ME 240 Fall 1998

Computer Assignment #3: Three-Bar Linkage Kinematics

Due date: Wednesday, November 25, 1998

Problem Statement: In this assignment, we use Working Model to illustrate the kinematics of a three-bar linkage system. The general motion of these linkages is somewhat complex, as will be seen. However, the relative motion of the bodies, as seen from the rotating coordinate frames, can be surprisingly simple. It is the objective of this exercise to study velocities points on rigid bodies and the relative velocities of these points as seen from different frames of reference. Also we are interested in the relative motion of different points of the linkages as we choose different reference frames (in this Working Model program, we can choose from 4 different reference frames, "ground" , "bar AB", "bar DE" and "point C" where "point C" really means the frame of "bar BD" to observe the motion).

The Working Model file for this assignment is called "linkage2". For instructions on downloading the file and running Working Model, click here.

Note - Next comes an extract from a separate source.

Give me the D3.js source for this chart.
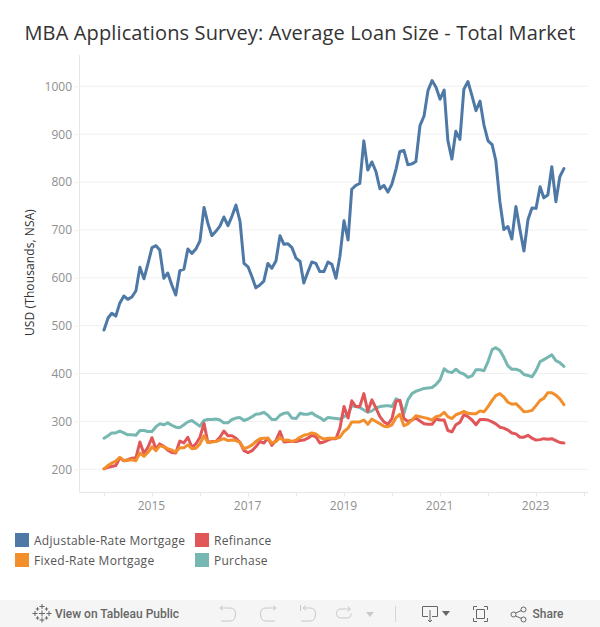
<!DOCTYPE html>
<html>
<head>
<meta charset="utf-8">
<script src="https://cdn.jsdelivr.net/npm/d3@7.9.0/dist/d3.min.js"></script>
<style>
  html, body { margin: 0; padding: 0; background: #fff; }
  svg { display: block; font-family: "Open Sans", sans-serif; }
</style>
</head>
<body>
<svg id="chart" width="600" height="627"></svg>
<script>
const adjustable = [491,516,526,520,547,562,555,560,573,622,598,629,663,667,658,599,610,585,564,615,618,660,651,660,677,747,714,688,697,708,727,709,729,752,718,630,623,601,579,585,593,630,620,635,688,670,671,663,641,634,589,612,633,630,613,613,633,628,599,645,719,679,785,793,797,886,825,842,822,786,793,779,796,827,864,866,836,838,843,918,938,991,1012,998,973,992,887,848,906,889,994,1010,980,949,969,919,886,878,845,759,701,707,681,749,700,656,722,746,745,790,767,773,832,759,811,828];
const refinance = [201,204,206,208,224,218,220,223,224,257,233,246,266,242,253,248,240,235,234,259,255,267,246,253,267,296,256,258,258,267,280,270,270,265,256,239,235,239,247,258,255,265,250,260,279,257,258,258,258,260,261,265,271,268,255,257,261,264,264,286,331,307,343,331,331,358,321,345,328,310,299,294,306,342,344,306,300,303,307,301,295,294,294,305,303,303,281,278,293,298,314,310,303,293,304,304,303,299,295,288,286,282,276,274,267,267,271,265,261,262,264,263,264,260,256,255];
const fixedRate = [201,208,213,217,225,218,219,220,218,234,227,235,247,239,249,247,243,240,236,245,245,251,243,244,253,270,256,257,258,261,264,260,261,260,256,243,246,251,258,264,265,265,255,258,266,260,261,258,261,267,271,273,276,274,267,263,265,265,265,267,279,286,299,299,299,303,294,305,300,295,290,289,293,308,315,291,295,303,312,310,308,306,303,310,312,319,310,306,314,317,321,317,316,316,322,320,331,344,354,358,351,340,336,337,329,320,321,323,333,344,348,360,360,355,347,335];
const purchase = [265,270,276,276,280,276,272,272,271,281,281,279,279,289,295,293,297,292,288,287,293,299,302,296,290,302,304,304,305,303,297,297,304,307,308,302,305,310,315,316,319,313,304,304,313,317,318,307,306,317,315,315,318,312,308,302,308,307,306,305,310,315,333,331,329,324,319,322,328,331,332,333,331,347,343,317,345,358,363,366,369,370,371,377,387,410,404,402,409,402,399,392,395,408,408,406,425,450,454,448,434,416,409,409,406,398,396,393,406,425,429,434,439,427,423,415];
const months = d3.utcMonth.range(new Date(Date.UTC(2014, 0, 1)), new Date(Date.UTC(2023, 8, 1)));
const yTicks = [200, 300, 400, 500, 600, 700, 800, 900, 1000];
const yearLabels = [2015, 2017, 2019, 2021, 2023];

const titleText = 'MBA Applications Survey: Average Loan Size - Total Market';
const yLabel = 'USD (Thousands, NSA)';

const seriesList = [
  { name: 'Adjustable-Rate Mortgage', values: adjustable, color: '#4e79a7' },
  { name: 'Purchase', values: purchase, color: '#76b7b2' },
  { name: 'Refinance', values: refinance, color: '#e15759' },
  { name: 'Fixed-Rate Mortgage', values: fixedRate, color: '#f28e2b' }
];

const svg = d3.select('#chart');
const plotLeft = 79.5, plotRight = 588, plotTop = 55, plotBottom = 492.5;

const x = d3.scaleUtc()
  .domain([new Date(Date.UTC(2014, 0, 1)), new Date(Date.UTC(2024, 0, 1))])
  .range([104, 584]);
const y = d3.scaleLinear().domain([200, 1000]).range([469.3, 86.3]);

svg.append('text')
  .attr('x', 300).attr('y', 40)
  .attr('text-anchor', 'middle')
  .attr('font-size', 20)
  .attr('letter-spacing', 0.13)
  .attr('fill', '#333')
  .text(titleText);

// gridlines
svg.append('g')
  .selectAll('line')
  .data(yTicks)
  .join('line')
    .attr('x1', plotLeft).attr('x2', plotRight)
    .attr('y1', d => y(d)).attr('y2', d => y(d))
    .attr('stroke', '#f0f0f0');

// axes
const yAxis = svg.append('g')
  .attr('transform', `translate(${plotLeft},0)`)
  .call(d3.axisLeft(y).tickValues(yTicks).tickFormat(d3.format('d')).tickSize(5).tickPadding(2.5));
yAxis.select('.domain').attr('d', `M0,${plotTop}V${plotBottom}`).attr('stroke', '#e6e6e6');
yAxis.selectAll('line').attr('stroke', '#f0f0f0');
yAxis.selectAll('text').attr('font-size', 12).attr('font-family', '"Open Sans", sans-serif').attr('fill', '#8f8f8f');

const xAxis = svg.append('g')
  .attr('transform', `translate(0,${plotBottom})`)
  .call(d3.axisBottom(x)
    .ticks(d3.utcYear.every(1))
    .tickSize(4)
    .tickPadding(5)
    .tickFormat(d => yearLabels.includes(d.getUTCFullYear()) ? d.getUTCFullYear() : ''));
xAxis.select('.domain').attr('d', `M${plotLeft},0H${plotRight}`).attr('stroke', '#e6e6e6');
xAxis.selectAll('line').attr('stroke', '#e6e6e6');
xAxis.selectAll('text').attr('font-size', 12).attr('font-family', '"Open Sans", sans-serif').attr('fill', '#8f8f8f').attr('dx', -1);

svg.append('text')
  .attr('transform', 'translate(34,272.5) rotate(-90)')
  .attr('text-anchor', 'middle')
  .attr('font-size', 12)
  .attr('letter-spacing', 0.1)
  .attr('fill', '#333')
  .text(yLabel);

// lines
const line = d3.line()
  .x((d, i) => x(months[i]))
  .y(d => y(d));

svg.append('g')
  .selectAll('path')
  .data(seriesList)
  .join('path')
    .attr('d', d => line(d.values))
    .attr('fill', 'none')
    .attr('stroke', d => d.color)
    .attr('stroke-width', 3)
    .attr('stroke-linejoin', 'round')
    .attr('stroke-linecap', 'round');

// legend
const legendItems = [
  { name: 'Adjustable-Rate Mortgage', color: '#4e79a7', lx: 15, ly: 533 },
  { name: 'Refinance', color: '#e15759', lx: 195, ly: 533 },
  { name: 'Fixed-Rate Mortgage', color: '#f28e2b', lx: 15, ly: 553 },
  { name: 'Purchase', color: '#76b7b2', lx: 195, ly: 553 }
];
const legend = svg.append('g').selectAll('g').data(legendItems).join('g')
  .attr('transform', d => `translate(${d.lx},${d.ly})`);
legend.append('rect').attr('width', 14).attr('height', 14).attr('fill', d => d.color);
legend.append('text')
  .attr('x', 19).attr('y', 11.5)
  .attr('font-size', 12)
  .attr('letter-spacing', 0.27)
  .attr('fill', '#555')
  .text(d => d.name);

// toolbar
const bar = svg.append('g');
bar.append('rect').attr('x', 0).attr('y', 600).attr('width', 600).attr('height', 27).attr('fill', '#f5f5f5');
const toolText = (tx, label) => bar.append('text')
  .attr('x', tx).attr('y', 618)
  .attr('font-family', 'Roboto, "Open Sans", sans-serif')
  .attr('font-size', 12)
  .attr('font-weight', 500)
  .attr('fill', '#666')
  .text(label);
toolText(55, 'View on Tableau Public');
toolText(532.5, 'Share');

const icon = (d, color, w) => bar.append('path')
  .attr('d', d).attr('fill', 'none').attr('stroke', color).attr('stroke-width', w || 1);

// tableau logo crosses
[[42, 606.5, 2.5], [42, 620, 2.5], [35, 613.5, 2.5], [49, 613.5, 2.5], [37.5, 609, 1.7], [46.5, 609, 1.7], [37.5, 618, 1.7], [46.5, 618, 1.7], [42, 613.5, 3]].forEach(([cx, cy, r]) => {
  icon(`M${cx - r},${cy}H${cx + r}M${cx},${cy - r}V${cy + r}`, '#666', 1);
});
// undo, redo, reset, replay
icon('M220,608H230Q235.5,608 235.5,614Q235.5,621 230,621H221M223,605.5L220,608L223,610.5', '#c9c9c9');
icon('M276,608H266Q260.5,608 260.5,614Q260.5,621 266,621H275M273,605.5L276,608L273,610.5', '#c9c9c9');
icon('M303,608H310Q315.5,608 315.5,614Q315.5,621 310,621H301M306,605.5L303,608L306,610.5M300.5,605V611', '#c9c9c9');
icon('M350,609H341Q336.5,609 336.5,613.5Q336.5,618 341,618H347Q351,618 351,613.5M347.5,606.5L350.5,609L347.5,611.5', '#c9c9c9');
bar.append('path').attr('d', 'M366,612H374L370,617Z').attr('fill', '#c9c9c9');
icon('M395.5,606V622', '#d5d5d5');
// download, dropdown, fullscreen, share
icon('M428,616.5H422.5V606.5H437.5V616.5H432M430,610V622M428,620L430,622L432,620', '#666');
bar.append('path').attr('d', 'M442,611H450L446,616Z').attr('fill', '#666');
icon('M473.5,610V606.5H477M484,606.5H487.5V610M487.5,618V621.5H484M477,621.5H473.5V618', '#666');
icon('M476.5,609.5H484.5V618.5H476.5Z', '#666');
bar.selectAll(null).data([[513.5, 614.5], [523.5, 609.5], [523.5, 619.5]]).join('circle')
  .attr('cx', d => d[0]).attr('cy', d => d[1]).attr('r', 2.5)
  .attr('fill', 'none').attr('stroke', '#666');
icon('M515.5,613L521.5,610.5M515.5,616L521.5,618.5', '#666');
</script>
</body>
</html>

Below is a screen shot of the Working Model program for the three-bar linkage system.

  • Questions

    • Reference on the Ground

    1. Set the angular velocity of the bar AB as 200 rad/sec. by moving the slider or input a number in the box.
    2. Select a reference frame on the ground by clicking "ground" button. If the system is out of the window, use the scroll bars on the side and bottom of the window to move it back.
      3. Let the program Run for a while then stop it.
    3. What is the trajectory of point B? (Describe each trajectory by its shape, e.g., "circle", "arc", etc.) What is the trajectory of point D? And what is the trajectory of point C -- is it simple?
    Reference on the bar AB
    1. Hit Reset. Select a reference frame on the bar AB by clicking "AB" button. Now we are seeing the motion of the other bars relative to the rotating frame attached to bar "AB" (i.e., we are looking at the relative velocity of point "C" or "D", for instance). Let the program Run for a while then stop it.
    2. What is the trajectory of point C measured in this frame? And what is the trajectory of point E measured in this frame?
    Reference on the bar DE
    1. Hit Reset. Select a reference frame on the bar DE by clicking "DE" button. Now we are looking at the world from reference frame attached to "DE". Let the program Run for a while then stop it.
    2. What is the trajectory of point C measured in this frame? And what is the trajectory of point A measured in this frame?
    Reference at point C
    1. Hit Reset. Select a reference frame at point C by clicking "C" button. Let the program Run for a while then stop it.
    2. What is the trajectory of point A measured in this frame? And what is the trajectory of point E measured in this frame?